Most adults would be embarrassed if their parents showed up at their place of employment to chastise their bosses over how they were being treated at work, but apparently that’s not the case for a teachers union leader in Chelmsford Public Schools, a small district northwest of Boston.
Late last month, Jennifer Salmon, president of the Chelmsford Federation of Teachers (an affiliate of AFT), was placed on administrative leave while district officials investigated an altercation at Harrington Elementary School, where she works as a third grade teacher.
On November 21st, Salmon asked Harrington interim principal Patricia Tobin and district Director of Student Support Services Amy Reese to meet to discuss a situation involving a first grade teacher and her student. Reese denied the request, explaining, “In your role as union president and parent at Harrington you are not entitled to student-related confidential information.” At the same time, Reese told Salmon that she would happy to meet with the first grade teacher directly to discuss the matter.
Nevertheless, Salmon and AFT field representative Eric Blanchet showed up at Harrington Elementary the next morning to confront Tobin and demand that she meet with them.
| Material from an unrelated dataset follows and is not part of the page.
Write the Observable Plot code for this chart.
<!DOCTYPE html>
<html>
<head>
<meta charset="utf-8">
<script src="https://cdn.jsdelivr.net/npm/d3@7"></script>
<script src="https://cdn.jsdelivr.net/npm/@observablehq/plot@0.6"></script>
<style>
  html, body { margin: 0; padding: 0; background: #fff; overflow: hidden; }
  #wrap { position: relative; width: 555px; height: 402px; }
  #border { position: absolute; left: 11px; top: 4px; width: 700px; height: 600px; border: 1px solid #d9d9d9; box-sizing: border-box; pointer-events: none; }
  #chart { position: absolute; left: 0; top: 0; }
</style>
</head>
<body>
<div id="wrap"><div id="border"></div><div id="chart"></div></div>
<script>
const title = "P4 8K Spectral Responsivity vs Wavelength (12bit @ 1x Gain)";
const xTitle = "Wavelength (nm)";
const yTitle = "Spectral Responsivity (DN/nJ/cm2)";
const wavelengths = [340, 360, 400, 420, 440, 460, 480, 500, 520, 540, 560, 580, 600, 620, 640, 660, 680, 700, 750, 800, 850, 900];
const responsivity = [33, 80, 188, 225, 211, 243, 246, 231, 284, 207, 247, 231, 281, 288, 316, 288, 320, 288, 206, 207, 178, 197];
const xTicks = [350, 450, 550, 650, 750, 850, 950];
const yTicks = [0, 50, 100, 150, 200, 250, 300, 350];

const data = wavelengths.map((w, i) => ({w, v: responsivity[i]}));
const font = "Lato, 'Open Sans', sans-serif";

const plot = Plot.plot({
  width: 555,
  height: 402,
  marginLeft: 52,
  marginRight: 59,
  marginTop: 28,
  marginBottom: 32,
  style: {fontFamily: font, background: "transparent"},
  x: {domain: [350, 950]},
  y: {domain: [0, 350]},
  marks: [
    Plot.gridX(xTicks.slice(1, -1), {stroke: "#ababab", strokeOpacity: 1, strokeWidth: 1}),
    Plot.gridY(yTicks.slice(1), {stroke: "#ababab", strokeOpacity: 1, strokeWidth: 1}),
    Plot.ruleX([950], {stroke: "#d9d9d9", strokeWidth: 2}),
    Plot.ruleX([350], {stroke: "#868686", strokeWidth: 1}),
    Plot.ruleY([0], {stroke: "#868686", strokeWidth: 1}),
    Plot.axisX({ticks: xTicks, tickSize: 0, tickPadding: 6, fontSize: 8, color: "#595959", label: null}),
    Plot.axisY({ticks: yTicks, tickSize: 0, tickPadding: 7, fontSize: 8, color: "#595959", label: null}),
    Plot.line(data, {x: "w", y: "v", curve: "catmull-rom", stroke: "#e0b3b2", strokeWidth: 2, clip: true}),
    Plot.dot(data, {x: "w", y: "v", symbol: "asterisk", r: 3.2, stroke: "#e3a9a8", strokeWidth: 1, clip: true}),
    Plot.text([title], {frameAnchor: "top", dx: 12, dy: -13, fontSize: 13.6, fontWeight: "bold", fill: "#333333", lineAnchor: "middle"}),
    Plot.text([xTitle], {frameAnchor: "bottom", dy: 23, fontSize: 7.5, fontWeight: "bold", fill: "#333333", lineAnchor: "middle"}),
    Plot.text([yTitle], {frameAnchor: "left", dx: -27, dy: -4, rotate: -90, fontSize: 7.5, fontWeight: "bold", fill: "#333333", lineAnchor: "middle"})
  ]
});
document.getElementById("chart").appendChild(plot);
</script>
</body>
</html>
When Tobin refused, Blanchet flew off-the-handle, got in her face and started screaming at her. Feeling threatened, Tobin left the room to call district Superintendent Jay Lang, who soon arrived at the school and informed Blanchet and Salmon that the police had been called.
According to the police report of the incident, officers arrived at Harrington Elementary to find Blanchet and Lang in the midst of a heated argument and needed to separate the two men. Harrington’s School Resource Officer subsequently told police that he saw Blanchet put his hands on Lang “2-3 times,” although Lang declined to press charges. When the reporting officer found Tobin, her “eyes were red and puffy” and she was “obviously upset.” Police eventually escorted Blanchet off the property, as well Salmon, who Lang placed on administrative leave (i.e., paid) pending an investigation.
AFT adds insult to injury and mom steps in
You might expect that the first thing AFT officials would do is apologize for Blanchet’s unhinged behavior. After all, most organizations (outside of the Mafia, Yakuza, etc.) would be appalled to learn one of their employees went on a tirade at an elementary school and got in a physical altercation with a public official. You might also expect that the second thing they would do is fire Blanchet.
AFT hasn’t done either of these things. Instead, the union has gone on the offensive and launched a
statewide national campaign to portray Salmon as a victim. According to the Lowell Sun, AFT president Randi Weingarten and AFT Massachusetts head Tom Gosnell sent an email to members calling on them to rally to Salmon’s defense. As a result, dozens of AFT members from Chelmsford and surrounding communities showed up to a School Committee meeting earlier this month to demand Salmon’s reinstatement. Things quickly got out of hand and School Committee chair Al Thomas had to ask the police to clear the board room.
Salmon was subsequently allowed to return to work on December 6th, but not before AFT filed a unfair labor practices complaint against the district with the Massachusetts Department of Labor.
Still, the union backlash isn’t over. Yesterday, Salmon’s mother, Pina Maggio, who is a teachers union vice-president (no joke) in the neighboring town of Lowell, announced she filed paperwork to recall Chelmsford School Committee member John Moses over accusations that he leaked information about her daughter’s role in the dustup at Harrington Elementary. (It also probably didn’t help that he accused fellow Committee member Barbara Skaar – godmother to one of Salmon’s children – of corruption and “working for the union” at that rowdy meeting earlier this month.) If Maggio and her supporters are successful in collecting the required signatures, the recall vote could be held as soon as April.
Bullying, intimidation, political retribution. These are the tactics being used by AFT’s affiliates in Massachusetts – with the full encouragement of Randi Weingarten – to bend district officials to their will. Given the facts in this case, I’d say it’s time that AFT replaced their motto, “A Union of Professionals.”